|
Post by Use Less on May 21, 2015 16:30:08 GMT
I had to have a very large sugar maple taken down. A number of maple saplings are starting to spread out and up. Two yards over is a very beautiful red maple. Dark like those dark beech trees. Some of the saplings are red, though not so dark. I have read maples can be self-pollinating. Is there any way to guess if some are from seeds, and not crosses? Do I take my best guess via color and hope? There's maybe 80' of property line. I thought I'd leave a few, maybe four?, for a year or two, and then thin again based on health, size and color. Thanks.
|
|
Deleted
Deleted Member
Posts: 0
|
Post by Deleted on May 25, 2015 3:13:26 GMT
I was curious about maple hybridization so I looked into this. I'm in the PNW and bigleaf maple is common, also vine maple. But, for your question about sugar maple and red maple, your answers to your questions are at this link www.na.fs.fed.us/Spfo/pubs/silvics_manual/volume_2/acer/saccharum.htm which seems to be a reputable source. "Hybrids have been reported between sugar maple and black and red maples (30).
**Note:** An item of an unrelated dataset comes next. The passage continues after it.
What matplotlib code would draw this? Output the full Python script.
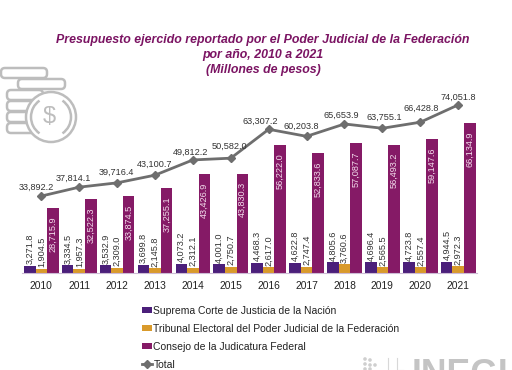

Hybrid seedlings have been obtained by pollinating sugar maple with another maple (presumably Acer macrophyllum) (30)." Also, "Vegetative Reproduction-Sugar maple reproduces by stump sprouts and will occasionally layer (22). Root suckering is rare. Seedlings broken during logging readily sprout from dormant buds on the lower bole and quickly regain the height of undamaged seedlings (52). Initial deformities, primarily crook, and stem losses from deer browsing are rapidly overgrown and corrected without development of internal rot (51)." My bigleaf maples sprout from seed very readily, but the parent trees are quite old and mature to produce seeds. It seems like maples need both a male and female to reproduce (can't reproduce with one plant that has both male and female flowers, like an avocado)..... Good luck.